When Ridge used "high-tech," I'm sure he didn't mean our Pittsburgh traffic-signal system, the most low-tech system of any urban region, adding unnecessary delays to commuting in the only state in the northeastern United States that doesn't own, maintain or control the lights on its highways.

When he used "high-energy," I hope Ridge wasn't referring to the low-energy PennDOT bureaucrats who were finally motivated to correct one of scores of lingering transportation shortcomings when they came up with new license plates.

Did his administration discover the "New Pennsylvania" while disposing of "America Starts Here," the former tourist promotion slogan? People who once asked, "It does?" can now wonder, "It is?"

I digress. But when we sit in traffic too long, when transportation inefficiencies make us prisoners of the road, minds wander. I had plenty of time to think about "Getting Around" items, but only so much time to write about them. Ergo.

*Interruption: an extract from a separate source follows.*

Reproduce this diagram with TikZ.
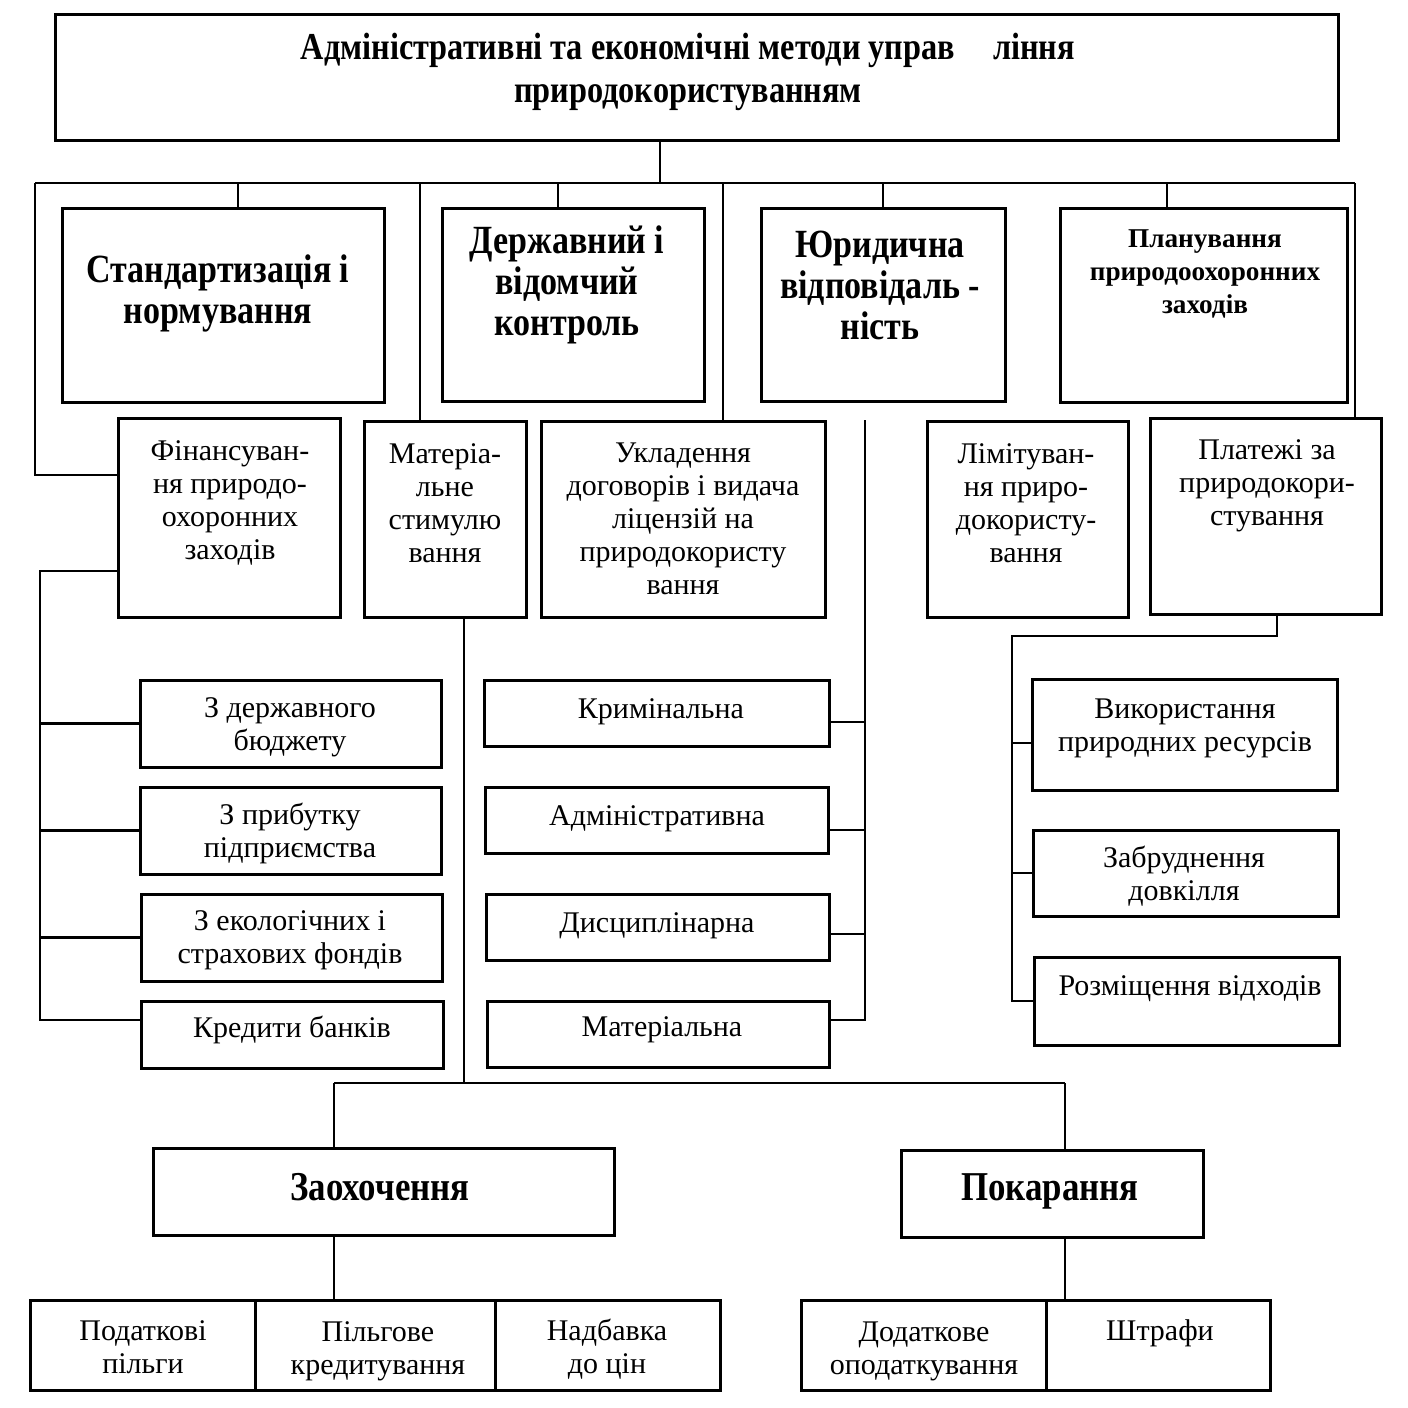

Ah, ha! So you arrived Wednesday morning at parking lots outside Three Rivers Stadium only to find them closed, in order to save space for people attending the Pirates-San Diego game that afternoon. Traffic and Downtown parking were thrown into mayhem once again.

Nobody -- not the city, police, Pirates, Alco Parking, PennDOT -- issued a news release warning commuters, who could have departed earlier for work or school, found alternate parking or rode public transit.

When it comes to transportation, Pittsburgh, as the region's hub, needs a single-source government or agency-sponsored "clearinghouse" to avoid such avoidable, inexcusable situations, whether it's a game day, race day or work day.



If you had the pleasure of traveling the Pennsylvania Turnpike-sponsored Route 51 construction zone through Jefferson Hills last week, you discovered a new use of "changeable message" signs.

I thought I'd been crawling in traffic too long after seeing an advisory about new traffic patterns going into effect Sept. 11 and then Sept. 13. By Friday, the same sign had been changed a third time, to say the traffic patterns would now start Sept. 14. Guess you'll just have to wait and see.

It's the same 2.4-mile-long project where turnpike officials said in January that the contractor would be prohibited from interrupting traffic during rush hours. But either police or flaggers are stopping traffic every couple of minutes anyhow for trucks, workers, equipment and friends.

So much for turnpike credibility.



Factoid. The cost of replacing about 9 million license plates now through 2002 will be about $32 million. If the old plates are recycled, 1,500 tons of aluminum will be saved. Littlearth Productions Inc., a Pittsburgh company, will make your old plates into novelty items, donating $1 from every order to the Environmental Fund for Pennsylvania.